Dan yang lebih aneh lagi adalah hari ini banyak oknum yang mengklaim bahwa
Indonesia mengalami perkembangan demokratisasi yang pesat, ketika fakta empiris
menunjukkan bahwa demokrasi tidak lebih dari sebuah sistem yang merusak tatanan
kehidupan bernegara. Klaim bahwa demokrasi itu sistem yang paripurna sebetulnya
hanyalah sebuah hegemoni yang kemungkinannya mengarah kepada sebuah
universalisasi ideologi tertentu. Negara
ini hanya berada dalam suatu kondisi yang paradoksal karena ditengah dominasi
barat yang secara tidak langsung telah mengintervensi secara ideologi dan
politik.
Di tengah
carut marutnya pilkada sebagai sebuah seremoni politik dalam dunia demokrasi, lalu
apa solusi yang bisa ditawarkan untuk menangani persoalan tersebut. Apakah
dengan solusi yang sifatnya praktis seperti efesiensi anggaran dengan
menggunakan dana APBN, pilkada serentak, sampai Edemokrasi (penggunaan
teknologi informasi dan komunikasi). Tetapi apakah ada solusi yang lebih
mengarah ke pokok persoalan yang lebih substansial. Dalam hal ini penulis punya
sudut pandang dalam melihat persoalan ini, sebagaimana yang kita ketahui
bersama bahwa demokrasi hanya berbicara persoalan menang kalah, bukan benar
salah. Demokrasi menyandarkan kedaulatannya kepada mayoritas yang justru
menurut empunya demokrasi plato dan Aristoteles demokrasi itu menyesatkan Karena
pada umumnya rakyat itu tidak tahu apa-apa alias awam. Pilihan rakyat dapat
bersifat buta, tiba-tiba atau transaksional, tergantung siapa yang mau
membayar. Jadi demokrasi hari ini juga menyandarkan kedaulatannya pada uang “Kedaulatan uang”. Dibutuhkan suatu
formulasi yang betul-betul mampu mengimbangi efek demokrasi, salah satu hal
perlu di pertegas adalah Indonesia sebagai sebuah Negara hukum Rechstaat.
Dalam
pasal 1 ayat 3 UUD 1945 dengan tegas dikatakan bahwa Indonesia adalah Negara hukum.

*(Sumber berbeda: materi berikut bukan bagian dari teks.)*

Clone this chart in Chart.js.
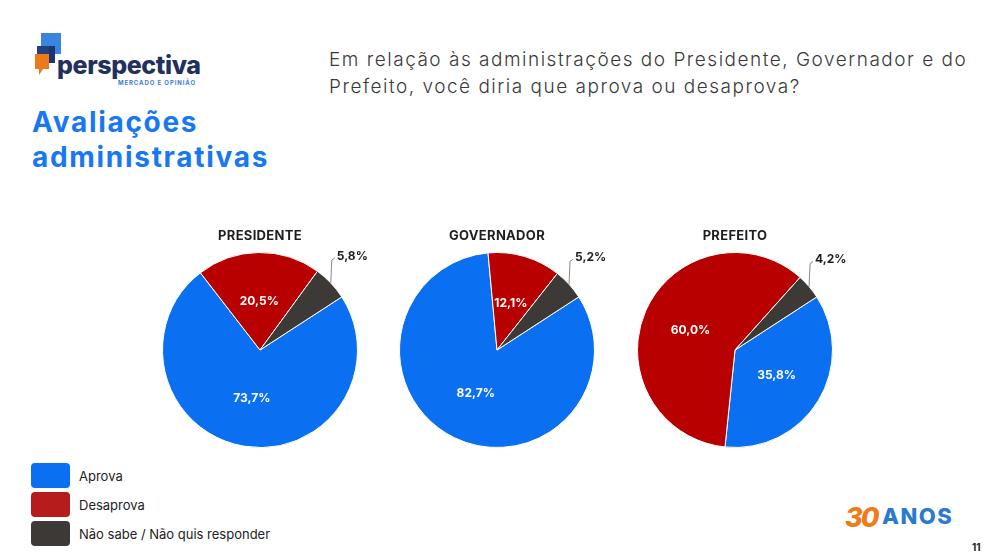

Artinya Indonesia tidak hanya menyandarkan kedaulatannya kepada mayoritas
tetapi juga pada kedaulatan hukum atau biasa dikenal dengan istilah Nomokrasi.
Demokrasi merupakan penyerahan kepada rakyat untuk mengambil keputusan-keputusan
politik dalam kehidupan bernegara, sedangkan nomokrasi adalah penyerahan
terhadap hukum terhadap pencideraan demokrasi. Jadi demokrasi dan nomokrasi
eksistensinya seperti dua sisi dari sekeping mata uang. Nomokrasi
sebuah keharusan yang mutlak dibutuhkan berjalan seiringan dengan demokrasi,
tetapi hari ini demokrasi (Kedaulatan politik) justru memasung nomokrasi
(kedaulatan hukum). Nomokrasi dalam hal ini mewujud dalam bentuk undang-undang
yang merupakan aturan pelaksanaan tidak boleh memberikan banyak celah untuk
para aktor. Kebijakan politik harus sejalan dengan aturan yang ada. Dan
semestinya ini yang perlu kita kaji lebih jauh dalam diskursus filsafat politik
hukum. Ataukah kita akankah membiarkannya begitu saja tanpa ada reorientasi
pendidikan politik? Maka konsekuensinya sederhana, generasi kedepannya juga
hanya akan menikmati hal yang sama seperti yang kita alami saat sekarang ini.